Record Mistle Thrush Numbers

August 28, 2010 at 9:44 pm

Great Crested Grebe

More time has been spent this week looking for Hobbies but all to no avail. I have now given up all hope of including one in this years Pennine DVD so we will have to settle for fourteen species of raptor on it and not fifteen!
It was however pleasing whilst in Macclesfield forest to see that some pairs of Great Crested Grebes still had young.

Hopwood has starred this week with a record of fifty two Mistle Thrushes present on the 26th and a Kingfisher on the 22nd. Both Buzzard and a male Blackcap have also been seen during the week. At the same time there are still two broods of Swallows in the nest at the golf club adding to the more than fifty young that have fledged there this year.

In the garden we have had a record seven Chaffinches on the 24th and some nights a Tawny Owl has been present. On the 24th it was a full moon and we lay in bed watching the clouds scurry across the moon at midnight awaiting the arrival of the Tawny Owl but of course it did not show up that night.

Only A Merlin

August 21, 2010 at 7:02 pm

Merlin

On three good days this week I spent time in the Goyt Valley and on the Staffordshire moorlands looking for Hobbies. Only a female Merlin was seen, which in itself is always a good bird sighting but not what I was looking for! According to the bird press Kestrels are down in number by 53 percent in the last two years due mainly to the two,hard Winters that we have had. Well on one day alone I saw fourteen different Kestrels and as most were young birds they will be a welcome addition to the falling population.

The Swallow roost that I have been watching has now increased to more than a thousand birds as the young birds fledge and join the the existing Swallows that are beginning to head South. I obtained some good video of them against the rising moon on the only night the moon was visible.

On Hopwood on the nineteenth was a record flock of forty Mistle Thrushes feeding on rowan berries. A Whitethroat was still giving alarm calls by a bramble indicating late breeding.

Almost There

August 15, 2010 at 10:43 am

Black Guillemotl

With only its ear tufts to grow this young Long Eared Owl looks very much like an adult. By now it is well able to catch prey for itself and will soon be driven away from the nesting area and will have to look for a wood of its own. There will be many more doing the same in the next few months as they have had an exceptional breeding season which is good news for us as it is always a good day when you find a roosting Long Eared Owl.

Whilst watching Barn Owls a few nights ago at dusk I found a field of maize that was being used as a roosting place for five hundred plus Swallows. It is a long time since I watched Swallows roosting but it is still an exciting sight and to think that this field is just one staging post for their migration to South Africa. Forty years ago this month I was part of a group that caught and ringed more than five thousand Swallows in the reed beds near Wigan. We had many of those birds recovered in South Africa. The sound of Swallows gathering at dusk always brings back good memories of those nights at Wigan. The only difference being that on those occasions there were more than ten thousand birds present each night!
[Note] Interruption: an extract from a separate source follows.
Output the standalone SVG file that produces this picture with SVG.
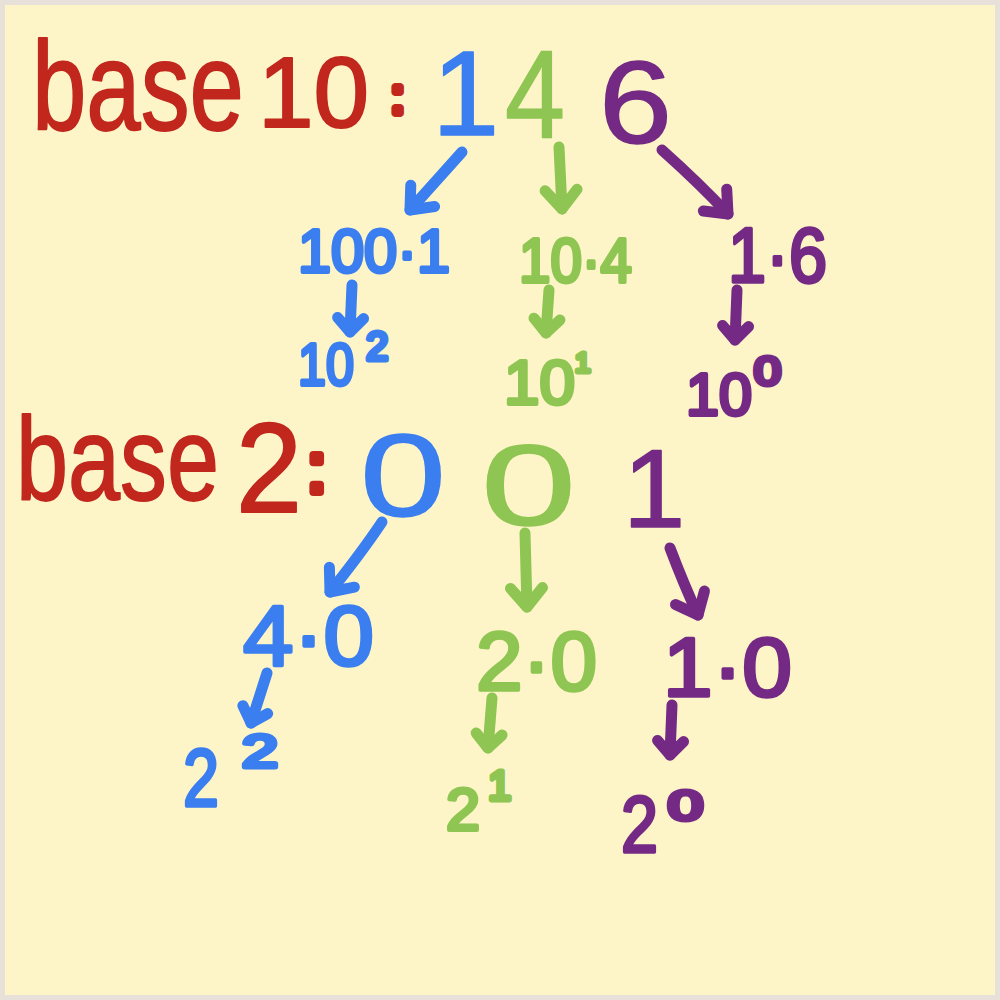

In the garden there are still family parties of Goldfinches coming to feed. Some of the young have only just fledged the nest.

Record Breeding Season

August 7, 2010 at 2:52 pm

Young Great Spotted Woodpecker

Here is a photo of the young Greater Spotted Woodpecker that visits our garden on its own, now that it has been abandoned by the adults.During the week the Collared Dove record has gone up to twenty feeding together. What is it going to finish at?

In a moorland plantation I heard my only young Sparrowhawks this year begging for food. I understand they are down in number this year and this is the first year for decades that I have failed to find a nest. Three young Dabchicks were a late brood to find especially as this pair had their first nest in April and have had a very successful breeding season despite severe disturbance from youths swimming in their pool in the hot weather on May and June.

On Hopwood a Green Woodpecker called during the week and yet again a year goes by without any proof of their breeding. It was good to hear Goldcrest in the pines but are they local breeding birds or early migrants from Scandinavia? The Sand Martins and Swallows are still producing young with most having had second broods despite the recent poor weather.

Four Into One

August 1, 2010 at 8:11 am

Young Sand Martins

This week I have had several sessions on the local Sand Martins and todays photo shows four young crammed into the entrance of their nesting hole. They have had an incredible breeding season with twenty five/thirty pairs fledging two broods each. It all adds up to more than two hundred young fledged from this one bank on the local golf course – a very pleasing result especially as the whole colony was predated by a stoat two years ago and I thought they would never return to breed again.

In the garden a male Reed Bunting is now feeding regularly along with ten Greenfinches and twelve Collared Doves.

The breeding season is now coming to an end and for most species it has produced record results. The young Barn Owls I was filming last week are now flying around and need some good weather to master the art of catching voles and mice.

The last challenge of the breeding season remains the Hobby so for another week the search continues.